COLLECTED MATERIAL

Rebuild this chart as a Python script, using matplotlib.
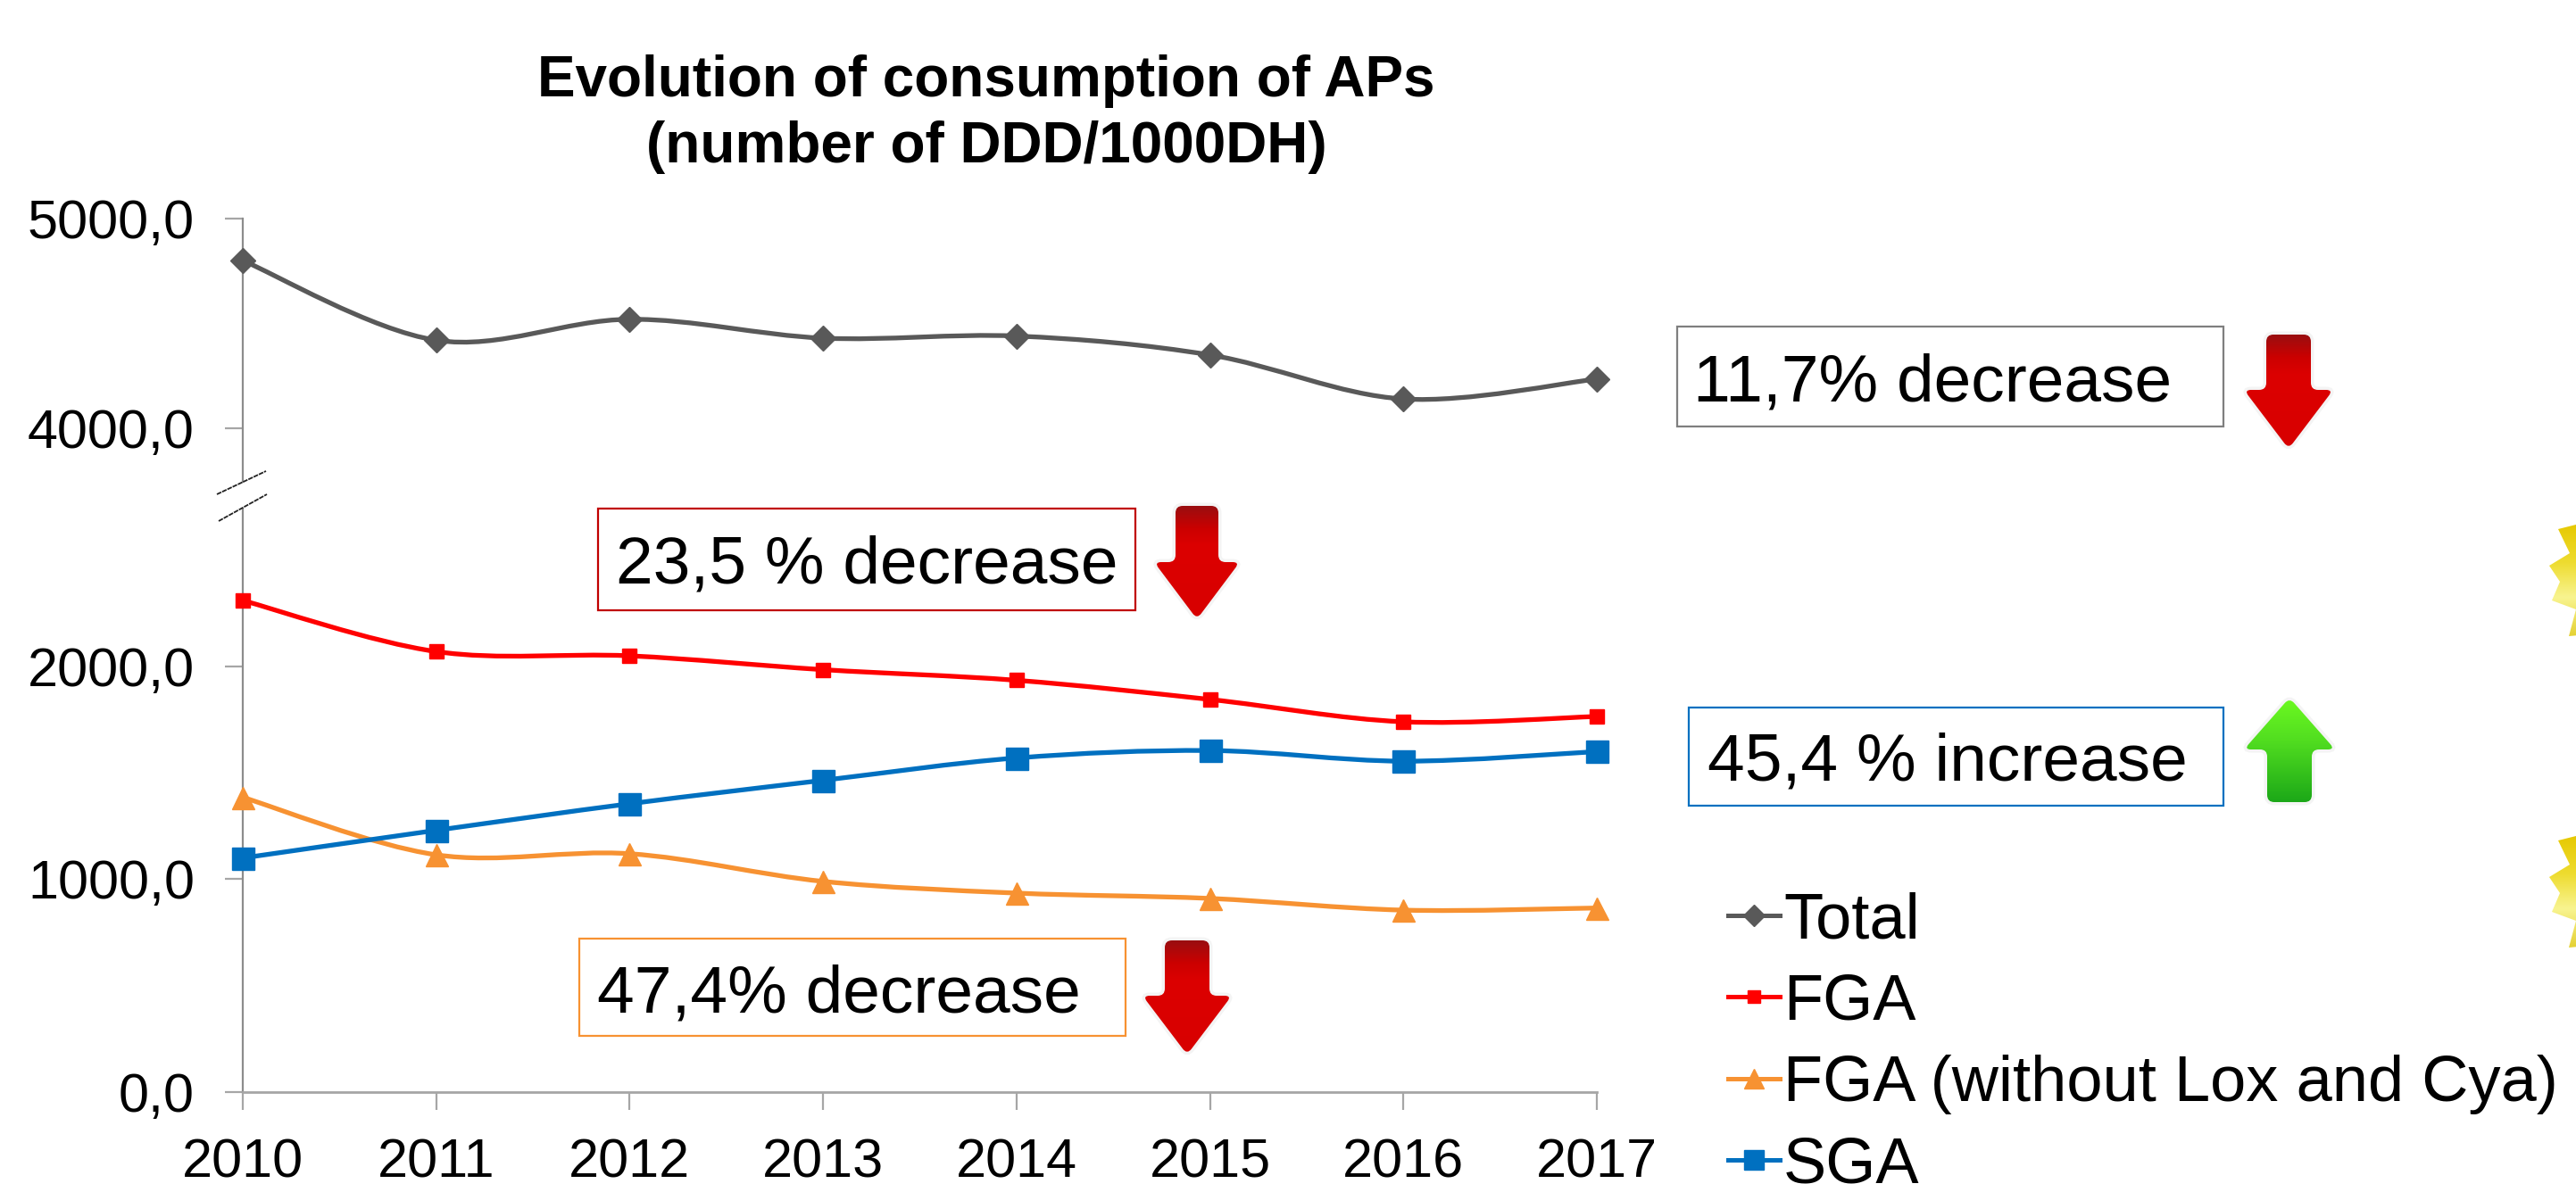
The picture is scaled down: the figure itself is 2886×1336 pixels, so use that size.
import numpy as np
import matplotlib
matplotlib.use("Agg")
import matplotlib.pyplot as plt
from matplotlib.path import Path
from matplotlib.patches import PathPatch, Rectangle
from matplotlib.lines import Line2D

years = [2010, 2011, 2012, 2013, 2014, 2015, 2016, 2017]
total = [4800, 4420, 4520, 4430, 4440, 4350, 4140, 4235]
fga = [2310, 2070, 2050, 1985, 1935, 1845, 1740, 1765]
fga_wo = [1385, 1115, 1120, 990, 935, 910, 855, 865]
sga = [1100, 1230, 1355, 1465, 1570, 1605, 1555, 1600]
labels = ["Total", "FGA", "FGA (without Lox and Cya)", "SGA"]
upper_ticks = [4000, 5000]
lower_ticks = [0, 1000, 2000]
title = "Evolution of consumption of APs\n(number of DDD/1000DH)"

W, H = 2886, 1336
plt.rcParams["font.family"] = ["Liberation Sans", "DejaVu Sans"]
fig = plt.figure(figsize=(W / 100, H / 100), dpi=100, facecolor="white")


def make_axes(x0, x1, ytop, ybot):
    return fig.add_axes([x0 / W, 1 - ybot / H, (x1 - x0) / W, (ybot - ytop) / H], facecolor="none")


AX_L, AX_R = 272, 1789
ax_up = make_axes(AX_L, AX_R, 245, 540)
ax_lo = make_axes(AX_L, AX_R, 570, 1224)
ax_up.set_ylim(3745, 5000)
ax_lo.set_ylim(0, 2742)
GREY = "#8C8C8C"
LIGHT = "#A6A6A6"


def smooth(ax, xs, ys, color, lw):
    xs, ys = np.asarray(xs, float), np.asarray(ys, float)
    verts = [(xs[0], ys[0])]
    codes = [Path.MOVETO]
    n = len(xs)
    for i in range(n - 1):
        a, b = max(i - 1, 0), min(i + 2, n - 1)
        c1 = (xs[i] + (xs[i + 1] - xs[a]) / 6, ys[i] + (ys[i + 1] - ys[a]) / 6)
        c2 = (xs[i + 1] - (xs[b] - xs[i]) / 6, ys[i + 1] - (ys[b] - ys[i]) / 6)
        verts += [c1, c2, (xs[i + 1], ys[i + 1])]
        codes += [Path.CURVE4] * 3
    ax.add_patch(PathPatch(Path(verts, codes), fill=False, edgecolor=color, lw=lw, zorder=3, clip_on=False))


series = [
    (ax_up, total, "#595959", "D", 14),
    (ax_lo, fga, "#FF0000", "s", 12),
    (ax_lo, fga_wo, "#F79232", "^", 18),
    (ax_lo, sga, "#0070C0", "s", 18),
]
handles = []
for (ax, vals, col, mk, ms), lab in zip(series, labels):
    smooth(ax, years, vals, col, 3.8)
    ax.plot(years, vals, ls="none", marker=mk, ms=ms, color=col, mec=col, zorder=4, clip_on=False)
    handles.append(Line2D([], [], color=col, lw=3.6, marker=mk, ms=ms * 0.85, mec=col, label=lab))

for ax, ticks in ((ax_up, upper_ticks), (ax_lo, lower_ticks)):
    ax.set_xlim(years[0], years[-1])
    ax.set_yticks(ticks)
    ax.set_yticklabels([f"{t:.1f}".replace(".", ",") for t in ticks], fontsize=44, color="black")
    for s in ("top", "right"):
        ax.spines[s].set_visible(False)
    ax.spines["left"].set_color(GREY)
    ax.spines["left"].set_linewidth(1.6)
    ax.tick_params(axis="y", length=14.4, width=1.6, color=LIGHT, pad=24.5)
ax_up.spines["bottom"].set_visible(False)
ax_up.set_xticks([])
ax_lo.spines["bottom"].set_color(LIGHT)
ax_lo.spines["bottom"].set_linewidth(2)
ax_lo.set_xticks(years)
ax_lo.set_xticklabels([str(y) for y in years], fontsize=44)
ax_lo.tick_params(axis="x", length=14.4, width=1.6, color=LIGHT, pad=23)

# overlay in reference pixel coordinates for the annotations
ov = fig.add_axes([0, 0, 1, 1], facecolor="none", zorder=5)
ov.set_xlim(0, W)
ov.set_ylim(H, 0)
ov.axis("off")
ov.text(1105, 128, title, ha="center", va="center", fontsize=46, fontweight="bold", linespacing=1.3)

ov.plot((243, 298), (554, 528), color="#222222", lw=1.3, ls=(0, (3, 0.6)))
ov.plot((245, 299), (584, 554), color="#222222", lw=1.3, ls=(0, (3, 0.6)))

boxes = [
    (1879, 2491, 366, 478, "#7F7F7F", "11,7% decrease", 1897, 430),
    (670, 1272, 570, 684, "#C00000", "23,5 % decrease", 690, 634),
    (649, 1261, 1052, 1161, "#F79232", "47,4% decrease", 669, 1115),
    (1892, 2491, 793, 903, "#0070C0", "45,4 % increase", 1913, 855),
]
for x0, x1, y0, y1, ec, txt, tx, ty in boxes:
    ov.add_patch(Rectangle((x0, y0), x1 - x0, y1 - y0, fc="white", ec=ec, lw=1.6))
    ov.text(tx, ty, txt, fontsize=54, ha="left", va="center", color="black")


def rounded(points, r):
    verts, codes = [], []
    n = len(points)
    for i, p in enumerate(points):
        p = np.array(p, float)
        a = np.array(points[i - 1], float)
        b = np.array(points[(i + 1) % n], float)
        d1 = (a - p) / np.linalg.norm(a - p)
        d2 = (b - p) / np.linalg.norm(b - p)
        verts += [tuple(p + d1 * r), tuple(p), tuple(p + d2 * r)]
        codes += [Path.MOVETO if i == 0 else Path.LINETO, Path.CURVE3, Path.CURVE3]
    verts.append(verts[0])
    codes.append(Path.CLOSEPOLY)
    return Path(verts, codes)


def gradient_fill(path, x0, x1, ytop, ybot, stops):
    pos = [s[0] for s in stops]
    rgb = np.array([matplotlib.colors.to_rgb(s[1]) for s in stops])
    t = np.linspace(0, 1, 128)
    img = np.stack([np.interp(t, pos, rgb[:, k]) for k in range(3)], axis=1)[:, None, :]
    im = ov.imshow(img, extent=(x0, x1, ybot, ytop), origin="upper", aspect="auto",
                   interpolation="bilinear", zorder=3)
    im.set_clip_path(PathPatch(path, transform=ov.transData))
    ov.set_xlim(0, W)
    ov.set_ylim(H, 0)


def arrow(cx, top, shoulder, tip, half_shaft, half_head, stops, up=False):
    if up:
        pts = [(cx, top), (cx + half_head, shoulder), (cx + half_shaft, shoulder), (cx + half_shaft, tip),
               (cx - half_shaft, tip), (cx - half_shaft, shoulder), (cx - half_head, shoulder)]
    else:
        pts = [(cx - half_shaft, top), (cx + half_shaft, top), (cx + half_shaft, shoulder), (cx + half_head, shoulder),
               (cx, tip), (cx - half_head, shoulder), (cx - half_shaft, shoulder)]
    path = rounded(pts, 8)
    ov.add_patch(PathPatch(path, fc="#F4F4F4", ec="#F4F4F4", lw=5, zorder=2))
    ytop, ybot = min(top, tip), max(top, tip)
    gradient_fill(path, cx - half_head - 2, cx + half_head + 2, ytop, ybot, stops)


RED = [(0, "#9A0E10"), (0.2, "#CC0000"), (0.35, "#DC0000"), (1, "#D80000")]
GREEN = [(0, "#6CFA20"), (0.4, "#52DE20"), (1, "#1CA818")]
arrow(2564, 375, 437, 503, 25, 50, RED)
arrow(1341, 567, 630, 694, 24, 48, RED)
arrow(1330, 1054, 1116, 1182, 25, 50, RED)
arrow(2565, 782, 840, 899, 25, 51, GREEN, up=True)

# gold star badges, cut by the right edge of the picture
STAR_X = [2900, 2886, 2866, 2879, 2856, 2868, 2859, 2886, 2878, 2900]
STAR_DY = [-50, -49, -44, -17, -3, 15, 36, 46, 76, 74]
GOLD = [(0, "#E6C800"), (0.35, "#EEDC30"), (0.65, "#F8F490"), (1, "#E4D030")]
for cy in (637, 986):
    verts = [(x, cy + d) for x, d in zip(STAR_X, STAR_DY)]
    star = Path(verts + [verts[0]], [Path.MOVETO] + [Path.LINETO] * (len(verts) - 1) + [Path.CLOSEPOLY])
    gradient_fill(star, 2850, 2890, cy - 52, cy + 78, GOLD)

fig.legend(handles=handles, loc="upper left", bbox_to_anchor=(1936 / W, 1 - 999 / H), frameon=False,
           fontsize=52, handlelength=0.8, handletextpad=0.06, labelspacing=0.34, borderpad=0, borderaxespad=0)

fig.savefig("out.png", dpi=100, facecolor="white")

TASK
Above is a listing; print exactly its lines from the one with "The picture is" through the one with "from matplotlib.lines import Line2D", and no other lines.

FINAL ANSWER
The picture is scaled down: the figure itself is 2886×1336 pixels, so use that size.
import numpy as np
import matplotlib
matplotlib.use("Agg")
import matplotlib.pyplot as plt
from matplotlib.path import Path
from matplotlib.patches import PathPatch, Rectangle
from matplotlib.lines import Line2D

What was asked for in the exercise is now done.